Brief

When Your Boss Is Under Pressure: On the Relationships Between Leadership Inconsistency, Leader and Follower Strain

Laura Klebe1*, Katharina Klug2 and Jörg Felfe1 -Front. Psychol., 27 May 2022, Sec. Organizational Psychology, Volume 13 - 2022 | https://doi.org/10.3389/fpsyg.2022.816258

Leadership Research Focus:

  • Transformational leadership
  • Leader-follower relationship
  • Abusive leadership
  • Leadership inconsistency
  • Leadership consistency

Leadership Research Summary:

• It is widely acknowledged that leadership is crucial for follower health. Under stress, positive leader behaviors such as transformational leadership may decrease and the risk of negative behaviors such as abusive leadership may increase. Followers experience these discrepancies in leadership between routine and stressful periods as inconsistent. While positive and negative leadership is generally associated with follower strain, inconsistency may be stressful by itself, because it entails insecurity and unpredictability in the leader-follower relationship.
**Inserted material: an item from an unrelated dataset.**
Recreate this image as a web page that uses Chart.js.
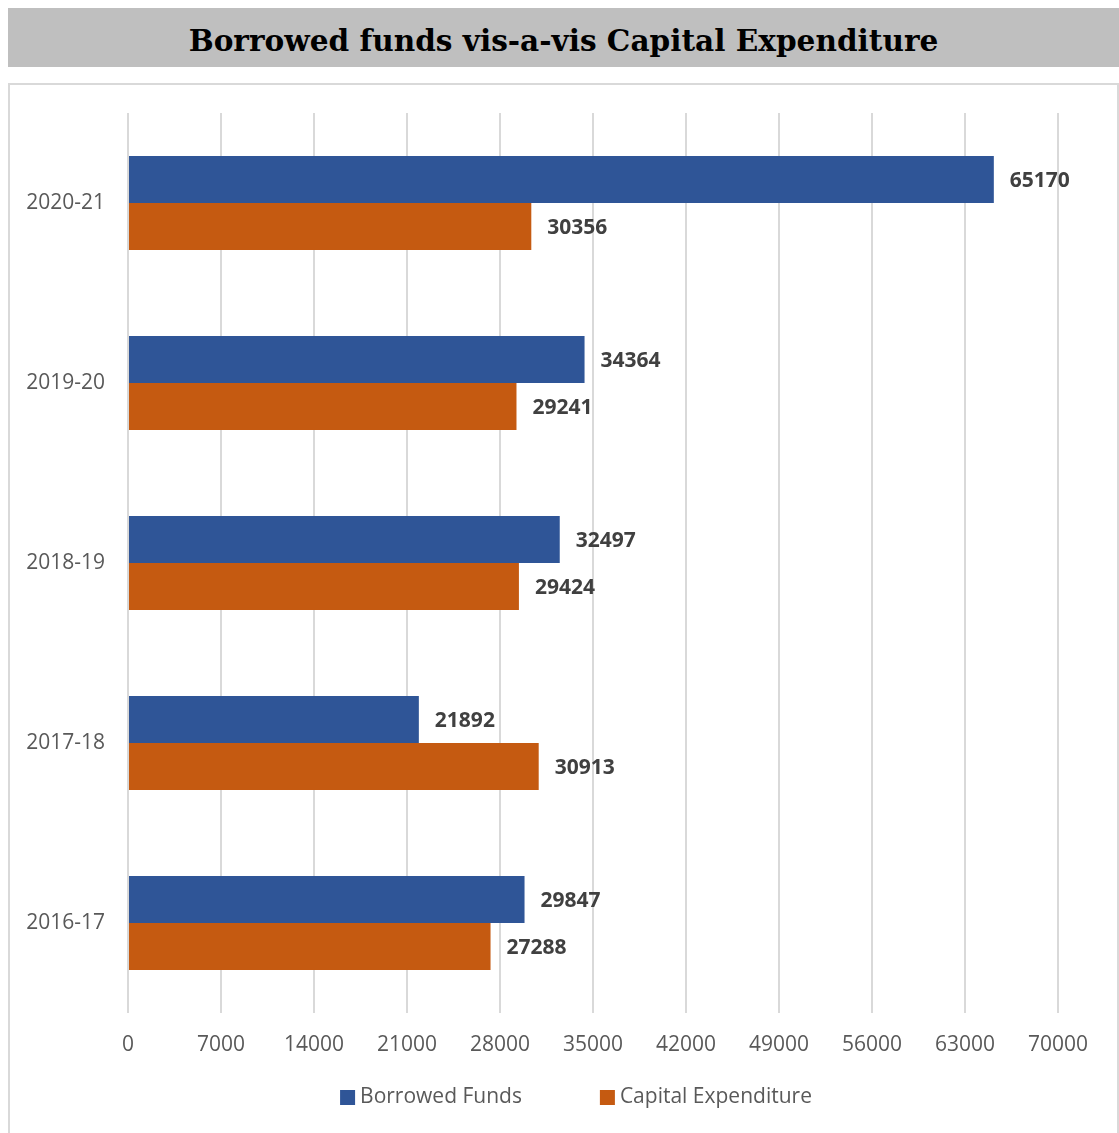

• Researchers suggest that the level of perceived inconsistency and volatility in leaders’ behavior across situations is an additional risk factor for follower health. Moreover, we expect perceived inconsistency to be stronger when leaders are strained. This survey study with N = 304 employees examines the relationships between leadership inconsistency and leader as well as follower strain from a followers’ perspective. Participants rated their leaders’ transformational and abusive leadership separately for routine and stressful conditions, their leaders’ strain and their own strain.

• Employees who experienced stronger discrepancies in leadership between routine and stressful conditions, i.e., more inconsistency, experienced more strain. Moreover, from a followers’ perspective, inconsistencies were stronger when leaders were strained. The findings provide evidence that leadership is less stable and consistent than generally assumed and that inconsistency is an additional risk factor. Leader strain may threaten the consistency of leadership and thereby negatively affect follower health.

Leadership Research Implications & Conclusions:

• In line with previous research, our findings support the notion that leadership is contingent on the situation, as perceived transformational leadership was higher and abusive leadership was lower in stressful periods (Geier, 2016; Klebe et al., 2021). Especially inconsistencies in abusive leadership, even on a small scale, seem to affect followers rather than inconsistencies in positive behavior. Our findings have important implications for the emerging research field of leadership inconsistency: First, the fact that followers perceive systematic differences in leadership depending on the presence of stress shows that behavioral styles may not be as stable as research often implies (Montano et al., 2017).

• Second, and most importantly, not just the leadership style itself, but also perceptions of consistency seem to be relevant for follower strain, supporting previous findings (Mullen et al., 2011; Breevaart and Zacher, 2019). Still, further theory development is needed to conceptualize consistency and inconsistency in leadership. In the study, leaders differed in the degree of perceived consistency, reflected in the extent of differences between normal and stressful conditions.

• Yet one may also raise the question whether the study still captures inconsistency when followers observe systematic differences, as these differences reflect inconsistency across situations, but consistency within persons. Thus, the understanding of leadership inconsistency may also reflect a stable inconsistent behavior within persons. In contrast, behavioral changes from leaders that seem completely arbitrary and follow no discernable pattern may reflect a different quality of inconsistent leadership and elicit different reactions.

• Furthermore, our findings underline leader strain as a risk factor for leadership quality and consistency, as well as for follower health. Keeping leaders in a good state of health may not only lead to a stabilization of leadership, but also prevent followers from experiencing negative leadership and in turn psychological strain. In order to better understand how and why leader strain may lead to deteriorating leadership, further theory development should take a differentiated view on specific stressors, such as time pressure or the general workload of leaders to identify potential risk situations and to enable leaders and organizations to counteract at an early stage.

• Regarding practical implications, findings suggest that organizations should be aware of the links between leadership and strain and consequently consider leader health in personnel development efforts. Organizations should make leaders aware of their responsibilities for their own as well as their followers’ health, including potential crossover of their own strain (Franke et al., 2014; Krick et al., 2021). Hence, organizations should ideally integrate leadership trainings with occupational health promotion (Kelloway and Barling, 2010), fostering leaders’ health awareness and well-being.

• The study’s findings indicate that problems related to strain crossover to employees, and poor leadership cannot simply be resolved by selecting stress-resistant persons for leadership positions. By investing in leaders’ health and their resources to cope with stress appropriately, organizations can help to prevent deteriorating leadership and inconsistencies, which would also account for follower health.